'Boston attack suspect spoke of 'jihad' with mother'

US authorities reportedly aware of call between older suspect in Boston bombings, mother secretly taped by Russian officials.

Boston blasts evacuation 370 (photo credit: Reuters)
Boston blasts evacuation 370
(photo credit: Reuters)
WASHINGTON - The older suspect in the Boston Marathon bombings spoke to his mother about "jihad" in a 2011 phone call secretly recorded by Russian officials, CBS News reported on Saturday.
US authorities learned of the wiretapped discussion between Tamerlan Tsarnaev, one of two ethnic Chechen brothers suspected of carrying out the April 15 blasts in Boston, and Zubeidat Tsarnaeva within the last few days, CBS said.
It provided no other details.
CNN quoted US Attorney General Eric Holder as saying that the matter was "ongoing" and that he could not comment on it.
Jihad can refer to a holy war waged on behalf of Islam as a religious duty, or to a Muslim's personal struggle in devotion to the faith.
Tamerlan Tsarnaev, 26, died in a shootout with police in Watertown, Massachusetts, last week.
His brother, 19-year-old Dzhokhar Tsarnaev, was captured and has been charged with using a weapon of mass destruction and malicious destruction of property in connection with the Boston attack, which killed three people and wounded 264.
Tsarnaeva and the suspects' father told reporters on Thursday in Makhachkala, the capital of Russia's Dagestan region, that they believed their surviving son was innocent.

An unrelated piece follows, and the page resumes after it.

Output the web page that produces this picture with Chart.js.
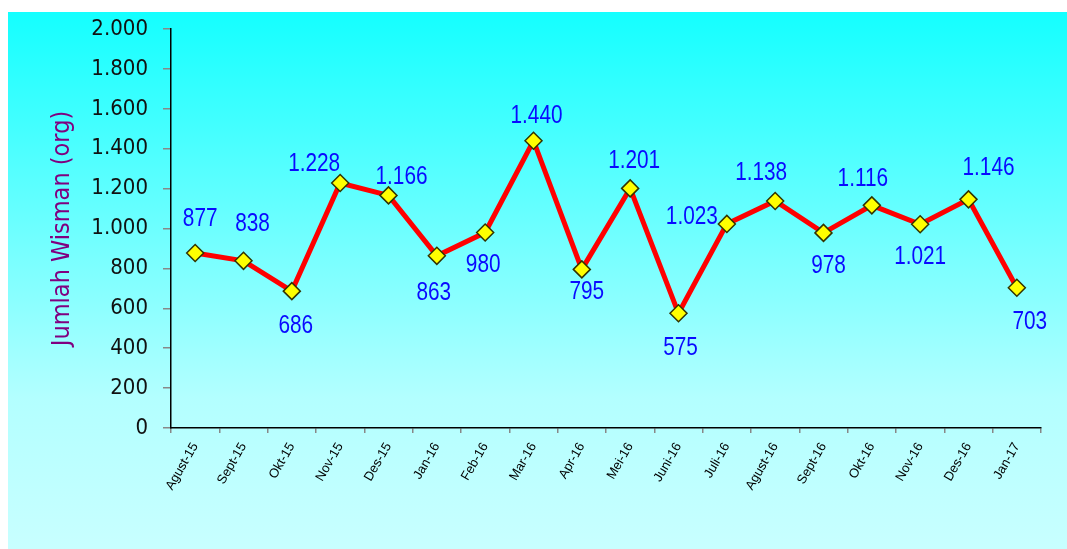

Attention has turned to whether US officials missed signs that Tamerlan Tsarnaev may have posed a security threat, including a warning from Russia that he might be an Islamic militant.
The FBI interviewed him in 2011 but did not find enough cause to continue an investigation.
Tamerlan Tsarnaev's name was listed on the US government's highly classified central database of people it views as potential threats, sources close to the bombing investigation have said.
Law enforcement authorities do not closely monitor the list, which includes about 500,000 people.